No. 2 might be "accentuate the positive"  ??

And I think fi$$$st is "Fist Full of _Dollars_ (Clint Eastwood movie)


----------



## SharonT (Nov 2, 2006)

Ah! - No. 4:   Last of the Red Hot Lovers


----------



## VeraBlue (Nov 2, 2006)

I agree it should be Fistful of Dollars


How do you get 'last of the red hot lovers'?   I see the first letter of those words is missing, but what's the connection between that and the word 'last'?

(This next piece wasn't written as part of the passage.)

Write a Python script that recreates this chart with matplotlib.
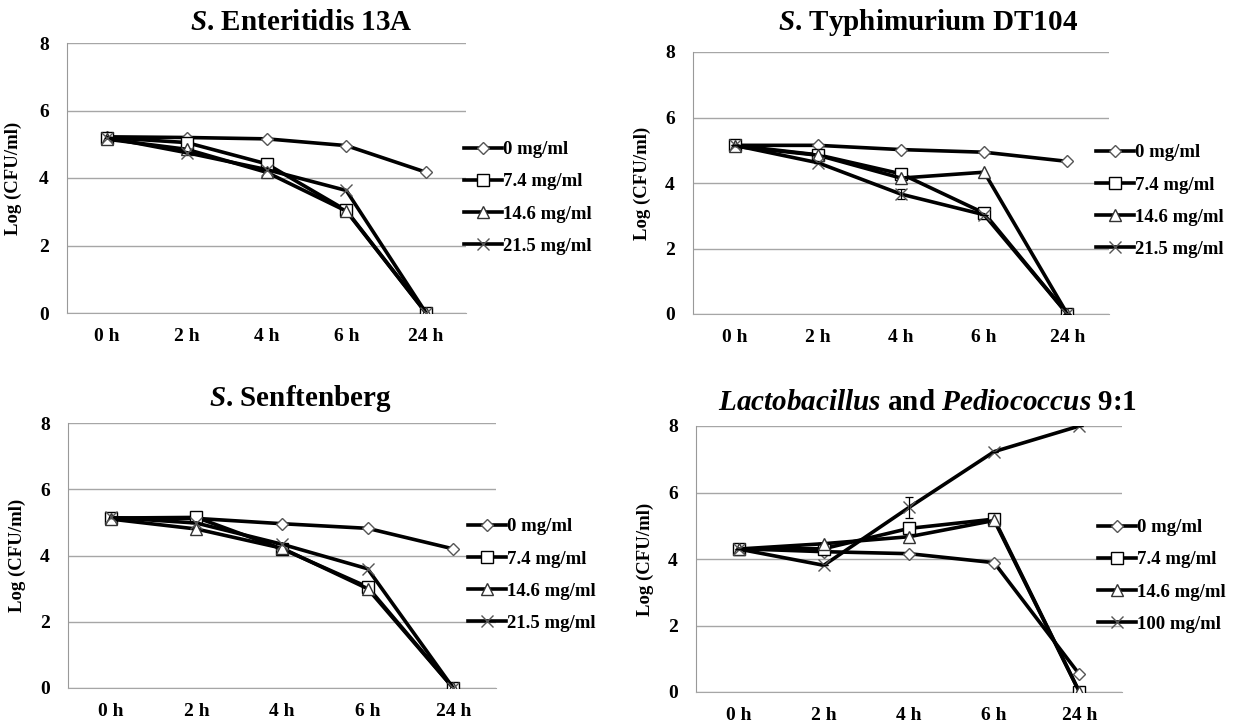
import matplotlib
matplotlib.use("Agg")
import matplotlib.pyplot as plt
import numpy as np

plt.rcParams['font.family'] = ['Liberation Serif', 'DejaVu Serif']
plt.rcParams['font.weight'] = 'bold'
plt.rcParams['mathtext.fontset'] = 'custom'
plt.rcParams['mathtext.it'] = 'Liberation Serif:italic'
plt.rcParams['mathtext.rm'] = 'Liberation Serif:bold'

time_labels = ["0 h", "2 h", "4 h", "6 h", "24 h"]

titles = [r"$\it{S}$. Enteritidis 13A",
          r"$\it{S}$. Typhimurium DT104",
          r"$\it{S}$. Senftenberg",
          r"$\it{Lactobacillus}$ and $\it{Pediococcus}$ 9:1"]

labels_salm = ["0 mg/ml", "7.4 mg/ml", "14.6 mg/ml", "21.5 mg/ml"]
labels_lab = ["0 mg/ml", "7.4 mg/ml", "14.6 mg/ml", "100 mg/ml"]

# S. Enteritidis 13A
ent_0 = [5.22, 5.20, 5.16, 4.96, 4.17]
ent_74 = [5.20, 5.05, 4.42, 3.04, 0.0]
ent_146 = [5.15, 4.85, 4.17, 3.02, 0.0]
ent_215 = [5.20, 4.75, 4.25, 3.63, 0.0]

# S. Typhimurium DT104
typ_0 = [5.15, 5.15, 5.02, 4.94, 4.66]
typ_74 = [5.15, 4.86, 4.28, 3.08, 0.0]
typ_146 = [5.12, 4.85, 4.15, 4.33, 0.0]
typ_215 = [5.15, 4.62, 3.66, 3.03, 0.0]
typ_215_err = [0.0, 0.0, 0.15, 0.0, 0.0]

# S. Senftenberg
sen_0 = [5.13, 5.12, 4.96, 4.82, 4.20]
sen_74 = [5.13, 5.15, 4.20, 3.05, 0.0]
sen_146 = [5.10, 4.80, 4.22, 3.00, 0.0]
sen_215 = [5.15, 4.98, 4.34, 3.60, 0.0]

# Lactobacillus and Pediococcus 9:1
lab_0 = [4.31, 4.22, 4.16, 3.89, 0.53]
lab_74 = [4.30, 4.31, 4.92, 5.20, 0.0]
lab_146 = [4.30, 4.46, 4.67, 5.16, 0.0]
lab_100 = [4.30, 3.81, 5.55, 7.23, 8.0]
lab_100_err = [0.0, 0.0, 0.32, 0.0, 0.0]

panels = [
    ([ent_0, ent_74, ent_146, ent_215], [None, None, None, None], labels_salm),
    ([typ_0, typ_74, typ_146, typ_215], [None, None, None, typ_215_err], labels_salm),
    ([sen_0, sen_74, sen_146, sen_215], [None, None, None, None], labels_salm),
    ([lab_0, lab_74, lab_146, lab_100], [None, None, None, lab_100_err], labels_lab),
]

W, H = 1236, 727
fig = plt.figure(figsize=(W / 100, H / 100), dpi=100)

# axes boxes in pixels: left, right, top, bottom
boxes = [(67, 466, 43, 313), (693, 1109, 52, 314), (68, 496, 423, 688), (696, 1122, 426, 692)]
title_pos = [(301, 22), (928, 23), (300, 398), (928, 402)]
legend_pos = [(464, 198), (1096, 201), (468, 575), (1098, 576)]
ylabel_x = [-0.113, -0.101, -0.098, -0.099]

styles = [
    dict(marker='D', markersize=6.5, markeredgecolor='#555555'),
    dict(marker='s', markersize=8.5, markeredgecolor='black'),
    dict(marker='^', markersize=9, markeredgecolor='#333333'),
    dict(marker='x', markersize=9, markeredgecolor='#555555'),
]

for i, (series, errs, labels) in enumerate(panels):
    l, r, t, b = boxes[i]
    ax = fig.add_axes([l / W, 1 - b / H, (r - l) / W, (b - t) / H])
    x = np.arange(len(time_labels))
    for s, e, lab, st in zip(series, errs, labels, styles):
        ax.plot(x, s, color='black', linewidth=2.6, markerfacecolor='white',
                markeredgewidth=1.0, label=lab, zorder=3, **st)
        if e is not None:
            ax.errorbar(x, s, yerr=e, fmt='none', ecolor='black', elinewidth=0.9,
                        capsize=3, capthick=0.9, zorder=4)
    ax.set_xlim(-0.5, 4.5)
    ax.set_ylim(0, 8)
    ax.set_yticks([0, 2, 4, 6, 8])
    ax.set_xticks(x)
    ax.set_xticklabels(time_labels)
    ax.tick_params(length=0, labelsize=14)
    ax.tick_params(axis='x', pad=11)
    ax.tick_params(axis='y', pad=13)
    ax.grid(axis='y', color='#a6a6a6', linewidth=1.0, zorder=0)
    ax.set_axisbelow(True)
    for sp in ['top', 'right']:
        ax.spines[sp].set_visible(False)
    ax.spines['left'].set_color('#999999')
    ax.spines['bottom'].set_color('#a6a6a6')
    ax.set_ylabel("Log (CFU/ml)", fontsize=13.5, fontweight='bold')
    ax.yaxis.set_label_coords(ylabel_x[i], 0.5)
    tx, ty = title_pos[i]
    fig.text(tx / W, 1 - ty / H, titles[i], fontsize=21, fontweight='bold',
             ha='center', va='center')
    lx, ly = legend_pos[i]
    ax.legend(loc='center left', bbox_to_anchor=(lx / W, 1 - ly / H),
              bbox_transform=fig.transFigure, frameon=False, fontsize=13.5,
              handlelength=2.0, handletextpad=0.1, labelspacing=0.8,
              borderpad=0, borderaxespad=0)

fig.savefig("out.png", dpi=100, facecolor='white')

Are these supposed to be movie titles??  Did I miss that in the original post??


----------



## QSis (Nov 2, 2006)

Vera, you said it!  

If the first part of each word is missing, then all you see is the LAST of each word.  

Lee


----------



## VeraBlue (Nov 3, 2006)

Thank you QSis!


----------



## Reanie525i (Nov 3, 2006)

I am thinking #3 might me THE Mix UP or Mix them up????


----------



## Reanie525i (Nov 3, 2006)

#1 could be the third degree


----------



## SharonT (Nov 3, 2006)

VeraBlue said:
			
		

> I agree it should be Fistful of Dollars
> 
> How do you get 'last of the red hot lovers'? I see the first letter of those words is missing, but what's the connection between that and the word 'last'?
> 
> Are these supposed to be movie titles?? Did I miss that in the original post??


 
No, I don't think they're all movie titles... but another one of them is... another Clint Eastwood movie!   My daughter said she's seen the "the teh the" one, and in the original rebus puzzle the last "the" is formed in a very crooked way... so that you have one good "the", one bad "the", and one _ugly_ "the".   

Daughter gave me two more:
    sta4nce
moonceon


----------



## Alix (Nov 3, 2006)

For instance


Once in a blue moon


----------



## SharonT (Nov 3, 2006)

ooooh - you're good.

0
PhD
MBA
JD


----------



## bullseye (Nov 3, 2006)

Oh, I got through my PhD, another MBA, and now I'm working on my Jack Daniel's!


----------



## Alix (Nov 4, 2006)

Three degrees below 0. (LOL, its about -8 right now! Brrrrr!) I love these things.


----------



## goboenomo (Nov 4, 2006)

Here  
This is the page I got it from.
Most I answered.


----------



## Alix (Nov 5, 2006)

No link gobo.


----------



## goboenomo (Nov 5, 2006)

Thats weird...

I'll try again.


----------



## goboenomo (Nov 7, 2006)

I got it... and now you dont came back


----------



## Alix (Nov 7, 2006)

What is it you want gobo? I can see it, I just can't see them well enough to do them. Thanks for sharing it though.


----------



## goboenomo (Nov 7, 2006)

Ahhh. Blast. I cant find a host to keep it full size.


----------